A look at ZEGG, based on its own Internet postings, explains why Bufe might prefer not to get into specifics. Bufe, emulating his demented mentor Fred Woodworth, has long and stridently affirmed his atheism and rationalism, although his careful readers have often regarded him as more rationalist than rational. Regardless, ZEGG is a New Age sex cult! Its primary principle, as is Bufe’s, is free love — for patriarchs.

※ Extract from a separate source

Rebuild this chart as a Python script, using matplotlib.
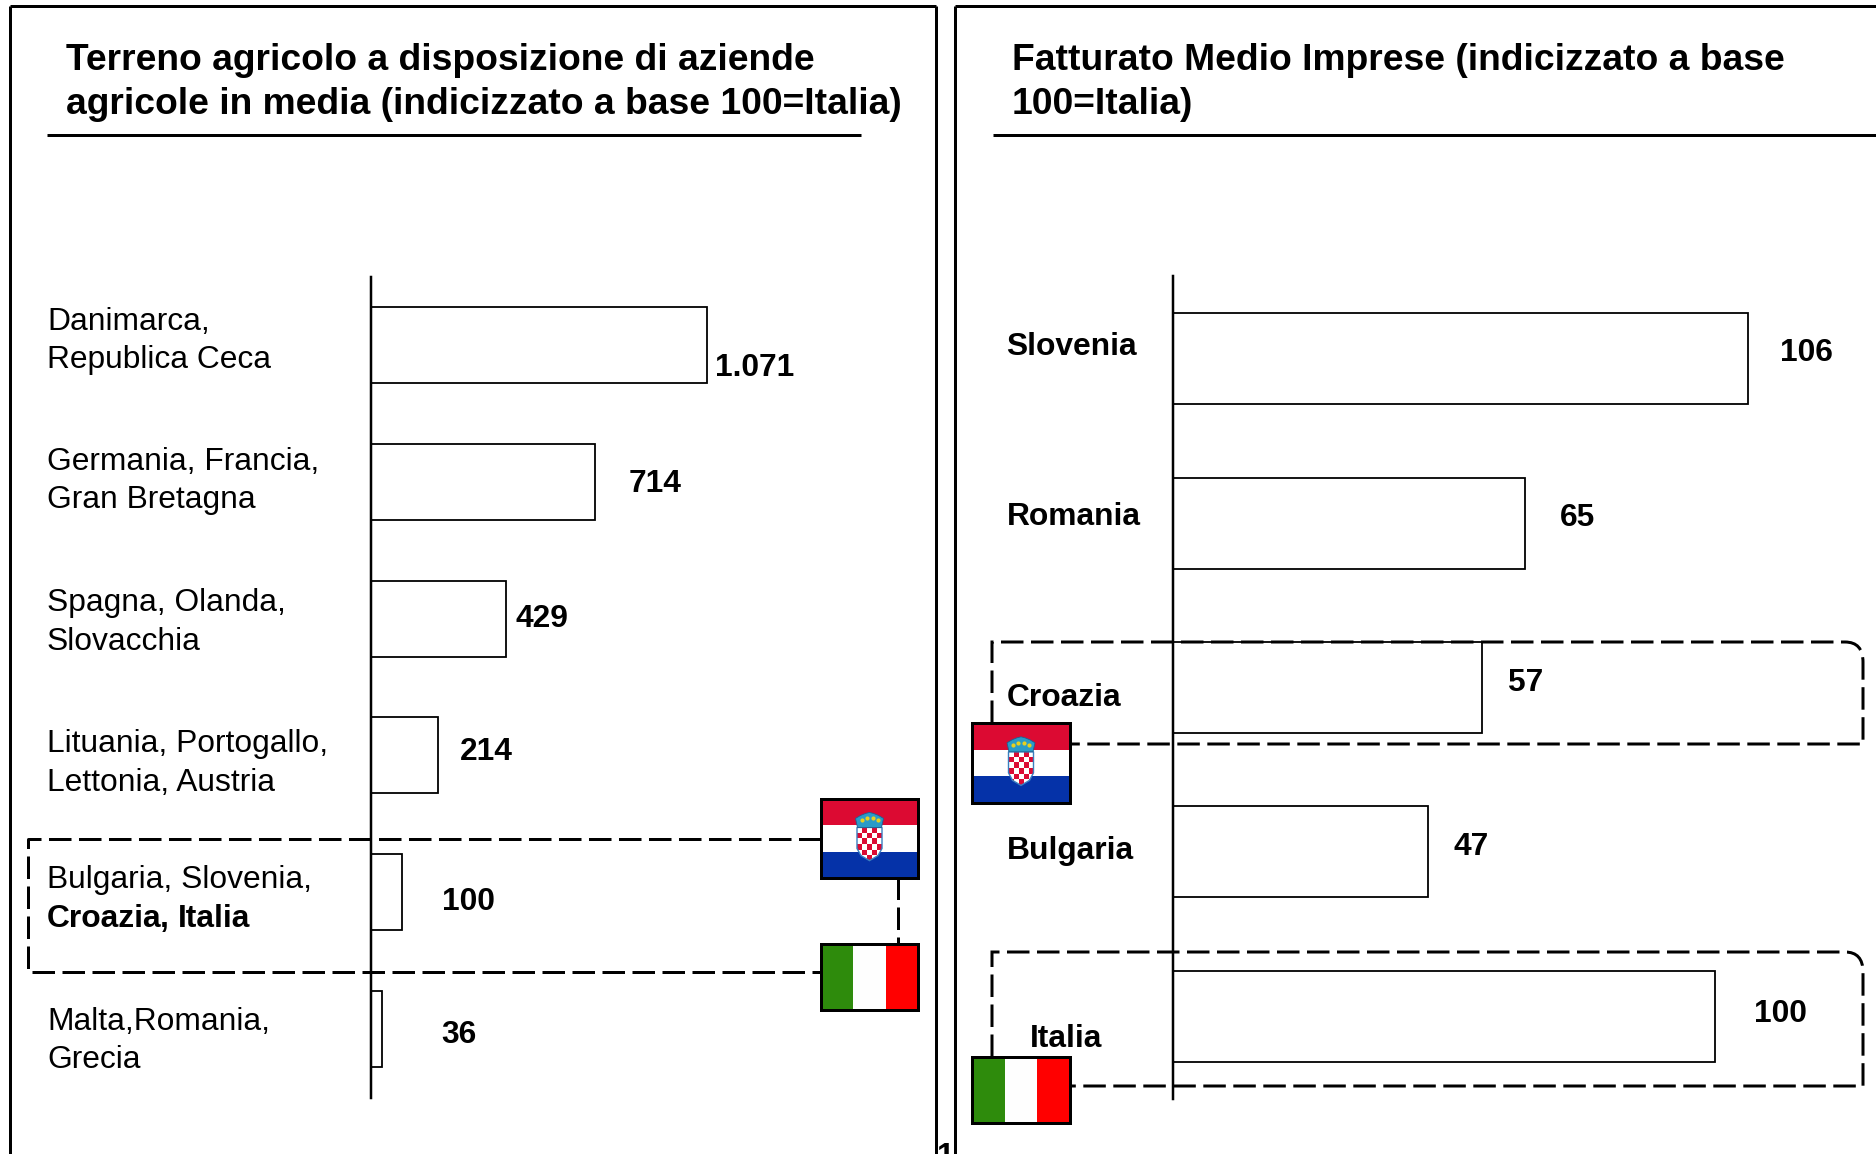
import numpy as np
import matplotlib
matplotlib.use("Agg")
import matplotlib.pyplot as plt
from matplotlib.patches import Rectangle, PathPatch, Polygon
from matplotlib.path import Path

plt.rcParams["font.family"] = ["Liberation Sans", "DejaVu Sans"]

W, H = 1876, 1154

# data
left_title = ["Terreno agricolo a disposizione di aziende",
              "agricole in media (indicizzato a base 100=Italia)"]
left_groups = [("Danimarca,", "Republica Ceca"),
               ("Germania, Francia,", "Gran Bretagna"),
               ("Spagna, Olanda,", "Slovacchia"),
               ("Lituania, Portogallo,", "Lettonia, Austria"),
               ("Bulgaria, Slovenia,", ""),
               ("Malta,Romania,", "Grecia")]
left_values = [1071, 714, 429, 214, 100, 36]
left_value_labels = ["1.071", "714", "429", "214", "100", "36"]

right_title = ["Fatturato Medio Imprese (indicizzato a base", "100=Italia)"]
right_names = ["Slovenia", "Romania", "Croazia", "Bulgaria", "Italia"]
right_values = [106, 65, 57, 47, 100]
right_value_labels = ["106", "65", "57", "47", "100"]

# label placement, in pixels from the bar end
left_offsets = [(8, 20), (33, -1), (10, -3), (22, -7), (40, 6), (59, 2)]
right_offsets = [(32, -9), (35, -9), (26, -8), (26, -8), (39, -6)]
left_label_y = [(322, 360), (462, 500), (603, 642), (744, 783), (880, 918), (1022, 1060)]
right_label_pos = [(1006, 347), (1007, 517), (1007, 698), (1007, 851), (1030, 1039)]

LW = 0.72  # points per pixel at dpi 100
TITLE_FS = 26.85
LABEL_FS = 22.9

fig = plt.figure(figsize=(W / 100, H / 100), dpi=100)


def px_axes(x0, y0, x1, y1):
    return fig.add_axes([x0 / W, 1 - y1 / H, (x1 - x0) / W, (y1 - y0) / H])


def bar_panel(box, values, labels, offsets, xmax, bar_h):
    ax = px_axes(*box)
    ax.patch.set_alpha(0)
    pos = np.arange(len(values))
    ax.barh(pos, values, height=bar_h, color="white", edgecolor="black", linewidth=1.8 * LW)
    ax.set_xlim(0, xmax)
    ax.set_ylim(len(values) - 0.5, -0.5)
    ax.set_xticks([])
    ax.set_yticks([])
    for s in ["top", "right", "bottom"]:
        ax.spines[s].set_visible(False)
    ax.spines["left"].set_linewidth(2.5 * LW)
    for i, (v, lab, off) in enumerate(zip(values, labels, offsets)):
        ax.annotate(lab, xy=(v, i), xytext=(off[0] * LW, -off[1] * LW), textcoords="offset points",
                    ha="left", va="center_baseline", fontsize=LABEL_FS, fontweight="bold")
    return ax


ax_left = bar_panel((371, 276.5, 936, 1097.5), left_values, left_value_labels, left_offsets, 1799, 0.555)
ax_right = bar_panel((1172.5, 276.5, W, 1098.5), right_values, right_value_labels, right_offsets, 129.6, 0.553)

# top layer for frames, flags and text
top = px_axes(0, 0, W, H)
top.set_xlim(0, W)
top.set_ylim(H, 0)
top.axis("off")
top.patch.set_alpha(0)


def solid(xs, ys, lw=3.0):
    top.plot(xs, ys, color="black", lw=lw * LW, solid_capstyle="butt", zorder=3)


def dashed(xs, ys):
    top.plot(xs, ys, color="black", lw=3 * LW, linestyle=(0, (7.5, 2.5)), dash_capstyle="butt", zorder=3)


def rounded_box(x0, y0, x1, y1, flag_top, flag_right):
    verts = [(x0, flag_top), (x0, y0), (x1 - 18, y0), (x1, y0), (x1, y0 + 20), (x1, y1), (flag_right, y1)]
    codes = [Path.MOVETO, Path.LINETO, Path.LINETO, Path.CURVE3, Path.CURVE3, Path.LINETO, Path.LINETO]
    top.add_patch(PathPatch(Path(verts, codes), fc="none", ec="black", lw=3 * LW,
                            linestyle=(0, (7.5, 2.5)), capstyle="butt", zorder=3))


def flag_croatia(x0, y0, x1, y1):
    h = (y1 - y0) / 3
    for k, c in enumerate(["#DC0A32", "white", "#0532A8"]):
        top.add_patch(Rectangle((x0, y0 + k * h), x1 - x0, h, fc=c, ec="none", zorder=4))
    cx = (x0 + x1) / 2
    sh_top = y0 + 0.36 * (y1 - y0)
    sh_bot = y0 + 0.78 * (y1 - y0)
    sh_w = 25
    cells = np.ones((6, 5, 3))
    cells[(np.indices((6, 5)).sum(axis=0) % 2) == 1] = (0.86, 0.04, 0.2)
    img = top.imshow(cells, extent=(cx - sh_w / 2, cx + sh_w / 2, sh_bot, sh_top), interpolation="nearest",
                     aspect="auto", zorder=5)
    outline = Polygon([(cx - sh_w / 2, sh_top), (cx + sh_w / 2, sh_top), (cx + sh_w / 2, sh_top + 21),
                       (cx + sh_w / 2 - 4, sh_bot - 5), (cx, sh_bot), (cx - sh_w / 2 + 4, sh_bot - 5),
                       (cx - sh_w / 2, sh_top + 21)], closed=True, fc="none", ec="#3A7FC0", lw=1.0, zorder=6)
    top.add_patch(outline)
    img.set_clip_path(outline)
    crown = Polygon([(cx - 14, sh_top - 9), (cx - 9, sh_top - 12), (cx - 4, sh_top - 14), (cx, sh_top - 15),
                     (cx + 4, sh_top - 14), (cx + 9, sh_top - 12), (cx + 14, sh_top - 9), (cx + 12, sh_top),
                     (cx - 12, sh_top)], closed=True, fc="#2A9BC8", ec="#1F5F8F", lw=0.6, zorder=6)
    top.add_patch(crown)
    top.scatter([cx - 8, cx - 3, cx + 3, cx + 8], [sh_top - 7, sh_top - 9, sh_top - 9, sh_top - 7],
                s=9, c="#E8D020", lw=0, zorder=7)
    top.add_patch(Rectangle((x0, y0), x1 - x0, y1 - y0, fc="none", ec="black", lw=3 * LW, zorder=8))


def flag_italy(x0, y0, x1, y1):
    w = (x1 - x0) / 3
    for k, c in enumerate(["#2E8B0C", "#FEFEFE", "#FF0000"]):
        top.add_patch(Rectangle((x0 + k * w, y0), w, y1 - y0, fc=c, ec="none", zorder=4))
    top.add_patch(Rectangle((x0, y0), x1 - x0, y1 - y0, fc="none", ec="black", lw=3 * LW, zorder=8))


# panel frames and title rules
solid([10, 10], [H, 6])
solid([10, 936], [6, 6])
solid([936, 936], [6, H])
solid([955, 955], [H, 6])
solid([955, W], [6, 6])
solid([47, 861], [135, 135])
solid([993, W], [135, 135])

# dashed highlights
dashed([821, 28, 28, 821], [839, 839, 971.5, 971.5])
dashed([898, 898], [877, 943])
rounded_box(992, 642, 1863, 744, 723, 1070)
rounded_box(992, 952, 1863, 1086, 1057, 1070)

flag_croatia(821, 799, 918, 878)
flag_italy(821, 944, 918, 1010)
flag_croatia(972, 723, 1070, 803)
flag_italy(972, 1057, 1070, 1123)

# titles
for line, y in zip(left_title, [61, 105]):
    top.text(66, y, line, fontsize=TITLE_FS, fontweight="bold", va="center", zorder=9)
for line, y in zip(right_title, [61, 105]):
    top.text(1012, y, line, fontsize=TITLE_FS, fontweight="bold", va="center", zorder=9)

# left category labels
for (l1, l2), (y1, y2) in zip(left_groups, left_label_y):
    top.text(47, y1, l1, fontsize=LABEL_FS, va="center", zorder=9)
    if l2:
        top.text(47, y2, l2, fontsize=LABEL_FS, va="center", zorder=9)

# mixed bold line
r = fig.canvas.get_renderer()
x = 47
for part, weight, gap in [("Croazia", "bold", -2), (",", "bold", 0), (" ", "normal", 9), ("Italia", "bold", 0)]:
    t = top.text(x, 927, part, fontsize=LABEL_FS, fontweight=weight, va="baseline", zorder=9)
    if part == " ":
        x += gap
    else:
        x += t.get_window_extent(r).width + gap

# right category labels
for name, (x, y) in zip(right_names, right_label_pos):
    top.text(x, y, name, fontsize=LABEL_FS, fontweight="bold", va="center", zorder=9)

# page number cut off by the panels
clip = Rectangle((938, 1130), 15, 30, transform=top.transData)
pn = top.text(937, 1165, "10", fontsize=LABEL_FS, fontweight="bold", va="baseline", zorder=2, clip_on=True)
pn.set_clip_path(clip)

fig.savefig("out.png", dpi=100)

According to a founding member, Rotraud Rospert, “The women’s field is the most important thing. I could feel how serious they were to find solutions [to] the questions of how they can support each other when they are in love with the same man. The women also need to come together to support the men in the community . . . how they can work together to support the men so that the men find it easier to give love to the women.” There is nothing about the men coming together to support each other to love the same woman, or to give love to the women. Love, like laundry, is women’s work. The ZEGG women are the collective property of the ZEGG men.

Reading between Bufe’s lines, you don’t have to be Wilhelm Reich or Dr. Kinsey to figure out what went on between him and ZEGG. Correctly perceiving in Bufe a credulous, sex-starved potential publicist, the male elders extended their hospitality in the form of Prussian pussy or Saxon sex or Westphalian ham. That was quite enough to blind Bufe to the totalitarian reeducation of the “forum,” a Maoist-style criticism/self-criticism control mechanism.

It also led him to ignore publicly, and try to explain away privately, ZEGG’s bizarre ideology, which embraces (among other absurdities) “resonance technology” based on “soft power,” “cellular nonviolence,” ”fundamental research of functional and structural mystical logic which leads to the creation of living material,” inter-species communication, and the notion that every illness, including cancer and AIDS, is curable by positive thinking. ZEGG peddles its several crackpot concepts through a dozen front groups with such names as the Erotic Academy, House of 1000 Possibilities, Sex Peace, and the Transformatory Bordello. Bufe, then, is bedazzled by a cult which is something like a cross between Bhagwan and Jim Jones. Bufe who doesn’t (as he might phrase it) “think very well” with his brain, thinks even worse with his dick. Sometimes small is not beautiful. Bufe’s goof is that, though professing to offer ”Thoughts on Getting There,” all he was really doing was acting out through verbal symptoms his private privation, ”Thoughts on Getting Some.”